Q - Frank, I really like your latest CD, "Don't Lie to Me," especially "El Nino" and your version of the old Porter Wagoner song, "I Thought I Heard You Calling My Name." Did you record this CD live with the other musicians, or were some of the parts recorded separately?

A - Most the parts were recorded separately.


Q - Frank, what CDs do you have on your player now?

A - For years I listened to Monroe, and since I created my new style I vary seldom listen to anybody, unless they are my enemy or a student. On the road Jim brings live tapes from the 50's and 60's and we sing along in the car, but only to Monroe, Jim & Jesse, Don Reno, Red Smiley, and Flatt & Scruggs. I don't really listen to anything else.

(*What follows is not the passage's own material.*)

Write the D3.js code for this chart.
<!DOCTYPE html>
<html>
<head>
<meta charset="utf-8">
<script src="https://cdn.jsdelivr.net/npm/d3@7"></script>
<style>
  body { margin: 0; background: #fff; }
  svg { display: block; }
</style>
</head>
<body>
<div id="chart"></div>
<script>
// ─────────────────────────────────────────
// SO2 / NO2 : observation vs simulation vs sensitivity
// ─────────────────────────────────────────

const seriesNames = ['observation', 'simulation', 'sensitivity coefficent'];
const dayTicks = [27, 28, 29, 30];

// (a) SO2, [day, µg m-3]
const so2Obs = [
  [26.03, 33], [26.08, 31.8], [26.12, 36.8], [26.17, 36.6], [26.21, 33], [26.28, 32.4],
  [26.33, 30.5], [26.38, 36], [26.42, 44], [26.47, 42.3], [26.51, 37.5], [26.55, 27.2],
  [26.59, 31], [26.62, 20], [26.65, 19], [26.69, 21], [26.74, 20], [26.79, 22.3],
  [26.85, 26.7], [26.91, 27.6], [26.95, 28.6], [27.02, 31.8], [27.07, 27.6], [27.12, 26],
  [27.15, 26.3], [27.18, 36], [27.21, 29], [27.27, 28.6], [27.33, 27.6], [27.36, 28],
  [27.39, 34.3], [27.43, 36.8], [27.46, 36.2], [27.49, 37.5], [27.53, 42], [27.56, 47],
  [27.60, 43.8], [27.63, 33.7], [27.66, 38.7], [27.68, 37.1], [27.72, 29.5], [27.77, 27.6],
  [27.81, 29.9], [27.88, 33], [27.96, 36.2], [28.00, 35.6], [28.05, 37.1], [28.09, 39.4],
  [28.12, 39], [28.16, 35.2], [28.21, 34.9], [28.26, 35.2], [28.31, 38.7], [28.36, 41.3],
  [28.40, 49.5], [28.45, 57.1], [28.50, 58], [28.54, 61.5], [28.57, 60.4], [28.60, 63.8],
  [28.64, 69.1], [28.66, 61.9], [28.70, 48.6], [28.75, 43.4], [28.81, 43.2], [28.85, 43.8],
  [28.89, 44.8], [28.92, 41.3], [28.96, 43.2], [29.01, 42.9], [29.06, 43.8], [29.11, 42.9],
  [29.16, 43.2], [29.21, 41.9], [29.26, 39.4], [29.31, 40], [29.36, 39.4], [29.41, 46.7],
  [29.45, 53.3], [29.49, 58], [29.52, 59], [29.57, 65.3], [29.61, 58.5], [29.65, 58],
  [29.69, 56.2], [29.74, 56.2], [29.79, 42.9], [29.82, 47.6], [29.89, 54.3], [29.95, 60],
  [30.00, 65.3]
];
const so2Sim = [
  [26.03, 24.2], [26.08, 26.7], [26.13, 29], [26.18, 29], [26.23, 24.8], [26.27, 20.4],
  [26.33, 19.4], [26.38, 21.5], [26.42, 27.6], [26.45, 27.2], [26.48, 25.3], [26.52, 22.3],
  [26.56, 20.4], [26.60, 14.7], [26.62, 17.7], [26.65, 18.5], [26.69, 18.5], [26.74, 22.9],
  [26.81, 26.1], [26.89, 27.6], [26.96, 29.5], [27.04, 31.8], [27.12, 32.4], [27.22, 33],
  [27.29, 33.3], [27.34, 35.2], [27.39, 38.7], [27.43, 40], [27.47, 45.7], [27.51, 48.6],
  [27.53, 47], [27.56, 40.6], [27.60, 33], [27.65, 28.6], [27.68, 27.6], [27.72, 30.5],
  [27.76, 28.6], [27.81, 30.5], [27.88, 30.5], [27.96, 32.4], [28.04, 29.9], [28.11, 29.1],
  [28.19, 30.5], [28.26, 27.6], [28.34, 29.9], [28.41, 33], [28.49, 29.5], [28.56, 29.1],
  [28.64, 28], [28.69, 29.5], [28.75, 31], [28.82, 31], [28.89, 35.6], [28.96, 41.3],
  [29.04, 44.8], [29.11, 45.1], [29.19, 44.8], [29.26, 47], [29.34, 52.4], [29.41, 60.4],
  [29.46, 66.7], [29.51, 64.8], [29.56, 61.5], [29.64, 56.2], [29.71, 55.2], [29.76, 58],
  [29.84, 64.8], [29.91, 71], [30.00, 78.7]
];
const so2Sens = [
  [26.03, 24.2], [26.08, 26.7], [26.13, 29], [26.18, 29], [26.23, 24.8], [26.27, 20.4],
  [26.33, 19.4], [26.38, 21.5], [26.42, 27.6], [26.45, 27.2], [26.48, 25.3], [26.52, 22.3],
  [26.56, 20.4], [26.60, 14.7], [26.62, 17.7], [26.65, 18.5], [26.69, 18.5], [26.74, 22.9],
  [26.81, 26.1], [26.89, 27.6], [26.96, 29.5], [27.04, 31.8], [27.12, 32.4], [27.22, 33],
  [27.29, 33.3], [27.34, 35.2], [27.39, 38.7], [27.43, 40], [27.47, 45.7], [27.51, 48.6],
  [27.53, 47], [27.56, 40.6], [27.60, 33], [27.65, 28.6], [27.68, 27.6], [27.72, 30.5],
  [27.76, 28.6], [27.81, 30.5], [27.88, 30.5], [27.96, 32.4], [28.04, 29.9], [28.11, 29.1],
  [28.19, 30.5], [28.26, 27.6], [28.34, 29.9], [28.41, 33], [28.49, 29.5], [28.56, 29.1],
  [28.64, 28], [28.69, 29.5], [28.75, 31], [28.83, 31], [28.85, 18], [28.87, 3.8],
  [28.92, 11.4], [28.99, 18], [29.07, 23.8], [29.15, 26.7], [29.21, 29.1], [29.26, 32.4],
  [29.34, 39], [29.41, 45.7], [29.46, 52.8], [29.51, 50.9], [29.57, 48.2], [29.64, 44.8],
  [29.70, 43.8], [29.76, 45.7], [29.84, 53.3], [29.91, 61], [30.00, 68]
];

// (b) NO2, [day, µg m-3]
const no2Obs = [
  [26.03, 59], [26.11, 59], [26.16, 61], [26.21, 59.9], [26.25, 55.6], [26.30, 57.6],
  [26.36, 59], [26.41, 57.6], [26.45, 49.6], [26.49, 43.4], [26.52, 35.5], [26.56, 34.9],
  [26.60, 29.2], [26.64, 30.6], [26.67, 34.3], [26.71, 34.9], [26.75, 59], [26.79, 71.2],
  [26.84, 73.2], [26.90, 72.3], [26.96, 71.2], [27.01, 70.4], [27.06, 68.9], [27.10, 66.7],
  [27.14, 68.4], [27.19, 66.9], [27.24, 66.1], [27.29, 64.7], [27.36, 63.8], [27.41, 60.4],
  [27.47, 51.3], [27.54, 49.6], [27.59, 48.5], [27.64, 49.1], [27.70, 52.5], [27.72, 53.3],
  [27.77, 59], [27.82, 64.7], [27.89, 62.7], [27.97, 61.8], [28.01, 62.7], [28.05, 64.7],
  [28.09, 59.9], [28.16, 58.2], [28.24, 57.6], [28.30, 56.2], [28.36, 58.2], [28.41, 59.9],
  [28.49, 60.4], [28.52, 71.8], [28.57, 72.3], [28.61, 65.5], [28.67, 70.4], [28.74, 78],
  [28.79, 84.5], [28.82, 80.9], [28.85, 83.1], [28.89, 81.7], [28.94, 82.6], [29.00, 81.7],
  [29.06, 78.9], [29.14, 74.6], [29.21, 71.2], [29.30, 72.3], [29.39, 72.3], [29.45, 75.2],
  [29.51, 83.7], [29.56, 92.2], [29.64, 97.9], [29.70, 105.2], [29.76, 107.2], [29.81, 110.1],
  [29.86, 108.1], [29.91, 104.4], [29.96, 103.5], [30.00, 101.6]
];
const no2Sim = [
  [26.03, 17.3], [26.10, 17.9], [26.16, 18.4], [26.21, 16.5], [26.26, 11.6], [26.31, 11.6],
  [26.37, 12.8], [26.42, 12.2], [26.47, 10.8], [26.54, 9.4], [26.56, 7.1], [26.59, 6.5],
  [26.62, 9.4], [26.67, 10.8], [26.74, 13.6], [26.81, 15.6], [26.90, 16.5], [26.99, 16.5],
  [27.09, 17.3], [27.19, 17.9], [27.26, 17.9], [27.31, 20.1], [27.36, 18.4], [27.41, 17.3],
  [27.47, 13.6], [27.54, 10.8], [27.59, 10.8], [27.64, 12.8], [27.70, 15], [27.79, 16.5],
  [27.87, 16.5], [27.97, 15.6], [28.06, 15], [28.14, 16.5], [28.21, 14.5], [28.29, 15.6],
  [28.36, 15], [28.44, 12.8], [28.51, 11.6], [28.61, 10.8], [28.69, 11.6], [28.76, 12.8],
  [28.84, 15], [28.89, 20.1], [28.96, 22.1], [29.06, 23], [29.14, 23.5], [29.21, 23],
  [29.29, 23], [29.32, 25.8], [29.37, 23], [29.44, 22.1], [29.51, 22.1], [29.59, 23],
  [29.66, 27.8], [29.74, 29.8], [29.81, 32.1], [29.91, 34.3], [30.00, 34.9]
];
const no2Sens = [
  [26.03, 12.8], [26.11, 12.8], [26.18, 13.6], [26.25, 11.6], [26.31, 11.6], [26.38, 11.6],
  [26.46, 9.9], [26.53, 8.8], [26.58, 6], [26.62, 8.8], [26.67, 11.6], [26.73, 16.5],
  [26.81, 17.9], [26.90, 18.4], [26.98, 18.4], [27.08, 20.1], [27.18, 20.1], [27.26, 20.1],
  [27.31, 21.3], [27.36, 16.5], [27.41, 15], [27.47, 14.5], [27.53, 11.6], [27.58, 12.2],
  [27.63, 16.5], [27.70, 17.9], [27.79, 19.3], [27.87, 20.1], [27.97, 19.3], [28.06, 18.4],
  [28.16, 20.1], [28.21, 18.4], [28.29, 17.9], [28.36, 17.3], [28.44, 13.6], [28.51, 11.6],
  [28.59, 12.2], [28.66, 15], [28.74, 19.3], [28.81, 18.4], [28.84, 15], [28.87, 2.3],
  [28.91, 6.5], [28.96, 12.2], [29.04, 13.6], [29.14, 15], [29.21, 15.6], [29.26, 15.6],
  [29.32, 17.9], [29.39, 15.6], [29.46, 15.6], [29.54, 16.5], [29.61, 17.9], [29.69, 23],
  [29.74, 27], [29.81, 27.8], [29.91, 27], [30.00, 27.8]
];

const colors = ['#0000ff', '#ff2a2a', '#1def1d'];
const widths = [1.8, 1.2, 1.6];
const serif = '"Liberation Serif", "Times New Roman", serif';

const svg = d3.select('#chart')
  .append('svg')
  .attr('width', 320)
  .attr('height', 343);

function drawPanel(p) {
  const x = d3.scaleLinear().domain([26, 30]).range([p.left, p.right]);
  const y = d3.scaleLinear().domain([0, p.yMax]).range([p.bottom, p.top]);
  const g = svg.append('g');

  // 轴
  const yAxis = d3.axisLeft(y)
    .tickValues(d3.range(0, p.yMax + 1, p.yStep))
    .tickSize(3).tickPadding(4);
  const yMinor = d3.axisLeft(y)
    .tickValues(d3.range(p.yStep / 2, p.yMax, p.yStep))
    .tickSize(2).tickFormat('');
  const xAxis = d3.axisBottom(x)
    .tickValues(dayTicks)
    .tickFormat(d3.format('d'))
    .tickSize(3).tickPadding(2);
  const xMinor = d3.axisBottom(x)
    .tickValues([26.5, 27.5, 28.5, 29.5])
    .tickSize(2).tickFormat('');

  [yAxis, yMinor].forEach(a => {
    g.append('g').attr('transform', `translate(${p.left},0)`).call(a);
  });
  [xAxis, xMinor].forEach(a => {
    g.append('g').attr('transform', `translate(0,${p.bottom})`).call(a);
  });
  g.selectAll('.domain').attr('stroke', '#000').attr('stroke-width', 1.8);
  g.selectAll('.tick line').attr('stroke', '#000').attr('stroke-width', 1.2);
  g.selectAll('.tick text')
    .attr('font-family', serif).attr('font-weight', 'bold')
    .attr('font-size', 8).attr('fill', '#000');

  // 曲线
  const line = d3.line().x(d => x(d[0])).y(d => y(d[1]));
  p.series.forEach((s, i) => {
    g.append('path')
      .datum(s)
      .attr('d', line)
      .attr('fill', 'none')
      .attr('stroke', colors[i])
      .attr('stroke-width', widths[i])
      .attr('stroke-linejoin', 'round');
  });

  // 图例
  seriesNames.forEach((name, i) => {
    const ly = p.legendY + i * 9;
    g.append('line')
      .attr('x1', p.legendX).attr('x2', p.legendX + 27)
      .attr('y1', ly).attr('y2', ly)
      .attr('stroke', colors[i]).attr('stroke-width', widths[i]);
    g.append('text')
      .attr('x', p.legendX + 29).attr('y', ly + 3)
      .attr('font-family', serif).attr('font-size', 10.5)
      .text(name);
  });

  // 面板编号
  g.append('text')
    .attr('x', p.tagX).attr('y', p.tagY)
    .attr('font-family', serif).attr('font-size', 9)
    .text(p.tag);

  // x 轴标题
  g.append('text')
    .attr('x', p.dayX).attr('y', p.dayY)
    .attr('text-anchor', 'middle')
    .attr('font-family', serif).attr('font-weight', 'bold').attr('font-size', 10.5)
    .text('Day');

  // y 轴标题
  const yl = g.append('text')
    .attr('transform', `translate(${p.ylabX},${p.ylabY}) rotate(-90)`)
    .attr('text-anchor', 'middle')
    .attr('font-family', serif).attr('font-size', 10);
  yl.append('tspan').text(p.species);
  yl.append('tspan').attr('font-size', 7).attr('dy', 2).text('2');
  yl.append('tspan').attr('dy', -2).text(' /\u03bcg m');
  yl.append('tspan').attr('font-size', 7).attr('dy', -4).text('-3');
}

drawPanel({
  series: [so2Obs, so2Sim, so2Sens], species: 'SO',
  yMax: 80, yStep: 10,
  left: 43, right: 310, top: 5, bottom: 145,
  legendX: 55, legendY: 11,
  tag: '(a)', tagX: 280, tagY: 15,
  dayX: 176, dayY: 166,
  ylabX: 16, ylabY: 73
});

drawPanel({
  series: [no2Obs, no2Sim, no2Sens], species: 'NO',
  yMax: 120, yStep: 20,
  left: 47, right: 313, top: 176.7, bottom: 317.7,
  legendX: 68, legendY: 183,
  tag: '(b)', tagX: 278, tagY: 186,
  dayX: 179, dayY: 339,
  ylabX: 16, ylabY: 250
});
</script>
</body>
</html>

Q - Who are some of your favorite musicians, singers?

A - The feller who's talkin to you. No offense to anyone else, but I am the only one I can learn something from. I guess Monroe & Lester together would be the exception.


Q - Who are some of your favorite mandolin players?

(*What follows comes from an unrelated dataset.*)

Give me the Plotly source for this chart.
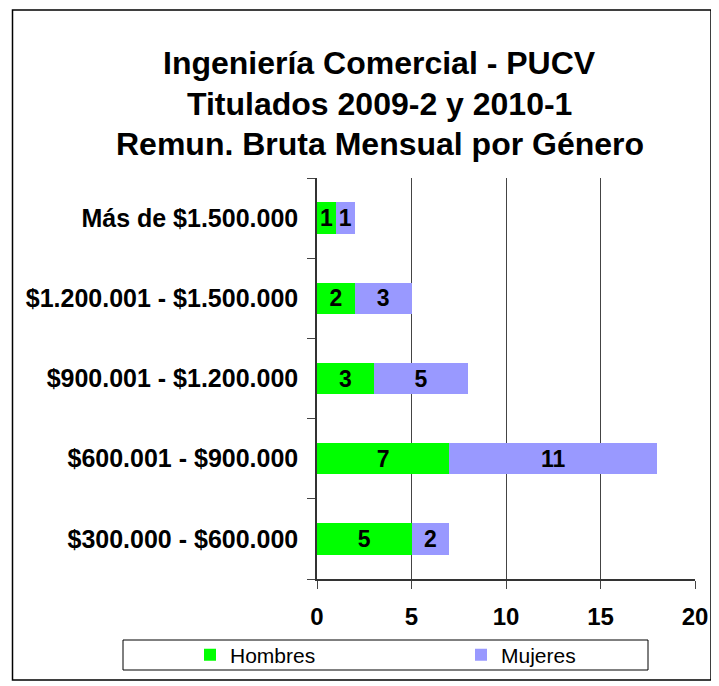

A - Bill Monroe and Frank Wakefield. And that's a fact!


Q - I was wondering do you use F sharp minor when you are playing bluegrass music?

A - I usually don't really need F# minor when I am playing Bluegrass in a band. I play an F# minor when I play by myself on the stage, because it is hard to teach the guitar players how to play in those kinds of keys. SO the only time I use it is when I hit a bad note, when the band is playing.


Q - I've seen you play a lot of times and I took up the mandolin. I hear other people play they only play single parts. What I want to know is how you play 2 parts at one time.

A - I put a tremolo usually on the G string and then I hold that keep the tremolo going then I reach down with my third or forth finger and pick the A E and D strings. Then this way it sounds like it did then then it does now.